The repository first started as a fork of the grf repository -- we owe a great deal of thanks to the ranger authors for their useful and free package.
- Clone srf repo to local machine
- Find build_package.R in r-package folder, and change 5th line setwd("/Users/lmy/Downloads/SRF-master/r-package") of build_package.R with your current address
- Running build_package.R (to compile the code and install the modified version of grf package containing srf)
The following script demonstrates how to use SRF for Restricted Mean Survival Time Prediction.
library(survival)
library(survminer)
library(dplyr)
library(grf)
# Generate training data and test data
# Note that survival time only depends on first feature for the sake of visualization
# Survival time follows log(exp(X*beta)+1) +epsilon
n=500; p = 3; L=6.5; hazardC=0.1; sigma=0.01
X=matrix(runif(n*p,0,1),n,p); X.test = matrix(runif(n*p,0,1),n,p)
betaT = rep(0,p); betaT[1]=2;
betaC = rep(0,p); betaC[1]=1;
survtime = log( exp( X%*%betaT+5 )+1 )+rnorm(n,0,sigma); Y.test = log( exp( X.test%*%betaT+5 ) + 1 )+rnorm(n,0,sigma); truth = pmin( log( exp( X.test%*%betaT+5 ) + 1 ),L); Y.test.res.L=pmin(Y.test, L)
censtime = rexp( n,exp(X%*%betaC)*hazardC )
Z = pmin(survtime, censtime); Z.res.L=pmin(Z, L);
delta = (censtime>survtime)+0; delta.res.L=delta; delta.res.L[Z>=L]=1
surv_object <- Surv(time = Z, event = 1-delta)
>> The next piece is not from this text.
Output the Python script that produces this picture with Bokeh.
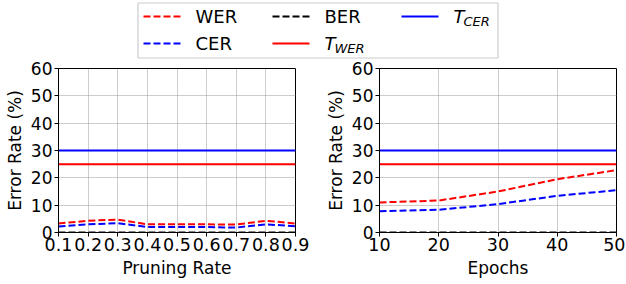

data <- data.frame (x = X)
output={}
output[['predictions']]=NULL
output[['sd']]=NULL
output[['truth']]=truth
#training and testing
#---------------------------
cox <- coxph(surv_object ~ ., data = data)
G =c()
for(i in 1:n){
#if(i%%1000==0){print(i)}
cox.summary = summary(survfit(cox, data[i,]))
z=Z[i]
count = which(sort(c(cox.summary$time, z+1e-10))==z+1e-10)
count = count-1
if(count <1){count = 1}
G =c(G , 1-cox.summary$surv[count])
}
G[is.na(G )] <- 0
G[G==1]<-1-1e-10
s.forest = custom_forest(X, Z.res.L, delta.res.L, G, num.trees = 1000 )
s.result = predict(s.forest, X.test,estimate.variance = TRUE)
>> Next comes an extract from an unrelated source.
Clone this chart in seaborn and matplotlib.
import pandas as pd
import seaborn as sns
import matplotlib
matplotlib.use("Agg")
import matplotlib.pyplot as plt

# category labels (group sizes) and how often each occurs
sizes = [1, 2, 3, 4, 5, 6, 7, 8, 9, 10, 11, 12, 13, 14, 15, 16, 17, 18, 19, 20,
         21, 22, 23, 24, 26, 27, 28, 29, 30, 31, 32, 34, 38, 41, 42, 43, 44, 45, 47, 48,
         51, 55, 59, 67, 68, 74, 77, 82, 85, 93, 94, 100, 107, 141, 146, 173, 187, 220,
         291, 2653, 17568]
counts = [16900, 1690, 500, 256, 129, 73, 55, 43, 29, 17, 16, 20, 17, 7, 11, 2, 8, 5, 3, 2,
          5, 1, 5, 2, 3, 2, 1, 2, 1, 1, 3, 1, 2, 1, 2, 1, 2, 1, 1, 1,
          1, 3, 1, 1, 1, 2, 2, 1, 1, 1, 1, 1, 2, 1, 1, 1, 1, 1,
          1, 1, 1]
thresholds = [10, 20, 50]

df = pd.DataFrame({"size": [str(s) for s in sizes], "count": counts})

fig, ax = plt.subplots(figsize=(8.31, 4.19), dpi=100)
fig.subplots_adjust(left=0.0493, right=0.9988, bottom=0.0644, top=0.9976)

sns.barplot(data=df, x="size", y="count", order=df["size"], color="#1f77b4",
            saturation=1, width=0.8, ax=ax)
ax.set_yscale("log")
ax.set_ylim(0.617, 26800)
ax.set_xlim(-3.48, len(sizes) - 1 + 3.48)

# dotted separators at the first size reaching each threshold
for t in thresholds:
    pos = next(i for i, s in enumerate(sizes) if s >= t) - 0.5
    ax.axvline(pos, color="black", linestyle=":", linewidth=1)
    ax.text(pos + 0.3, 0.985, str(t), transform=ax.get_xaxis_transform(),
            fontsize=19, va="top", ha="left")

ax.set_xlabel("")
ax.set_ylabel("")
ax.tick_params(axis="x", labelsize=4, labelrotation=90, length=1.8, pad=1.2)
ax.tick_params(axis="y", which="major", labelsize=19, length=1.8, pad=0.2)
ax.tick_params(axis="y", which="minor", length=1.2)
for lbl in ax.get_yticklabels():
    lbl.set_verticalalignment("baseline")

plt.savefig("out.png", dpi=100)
s.predictions =s.result $predictions
s.var = s.result $variance.estimates
coverage.s = sum(truth<(s.predictions +1.96*sqrt(s.var )) & truth>(s.predictions -1.96*sqrt(s.var )) )/n
mse.s = sqrt(sum(( s.predictions -Y.test.res.L)^2))/n
mae.s = (sum(abs( s.predictions -Y.test.res.L)))/n
print(paste0('Coverage: ', coverage.s))
print(paste0('RMSE: ', sqrt(mse.s)))
print(paste0('MAE: ', mae.s))
#plot the true RMST, Predicted RMST and CI with respect to the first feature
#--------------------------------------
output[['predictions']]=s.predictions
output[['sd']]=sqrt(s.var)
plot(sort(X.test[,1]),truth[order(X.test[,1])],'l',xlim=c(0,1), ylim=c(4,7),col="red", xlab="Feature 1", ylab="RMST", main="Visualization of Performance of SRF", sub = paste0("Coverage Prob: ", coverage.s, ",RMSE: ", round(sqrt(mse.s),digits=3), ', MAE: ', round((mae.s),digits=3)))
p = rowMeans(output[['predictions']])
lines(sort(X.test[,1]),p[order(X.test[,1])],'l',col="green")
std = rowMeans(output[['sd']])
lines(sort(X.test[,1]),p[order(X.test[,1])]+1.96*std,type="l", col="black", cex=0.3)
lines(sort(X.test[,1]),p[order(X.test[,1])]-1.96*std,type="l", col="black", cex=0.3)
legend('topleft', legend=c("True RMST", "Predicted RMST", "95%-CI"), col=c("red", "green", "black"), lty=1:2, cex=0.8)
In Simulation folder, you can run sim.R to reproduce the simulation results for different settings. Simulation result for each setting is provided as a csv file. In Simulation/Visualization for RSF folder, you can run visualization.R to reproduce the visualization of predictions from different models. Visualization result for each setting is provided as a pdf file and csv file.
The real data analysis script is in realdata/tcga_ov_2.R. The ov(L, num_features) does a cross-validation analysis with our methods and previous methods. 'L' stands for the restriction time. 'num_features' is the number of features we consider in the analysis after feature screening. The feature screening is through univariate pvalue from cox model.
Mingyang Liu, Hongzhe Li Regression Analysis of Restricted Mean Survival Time Using Random Forests forthcoming.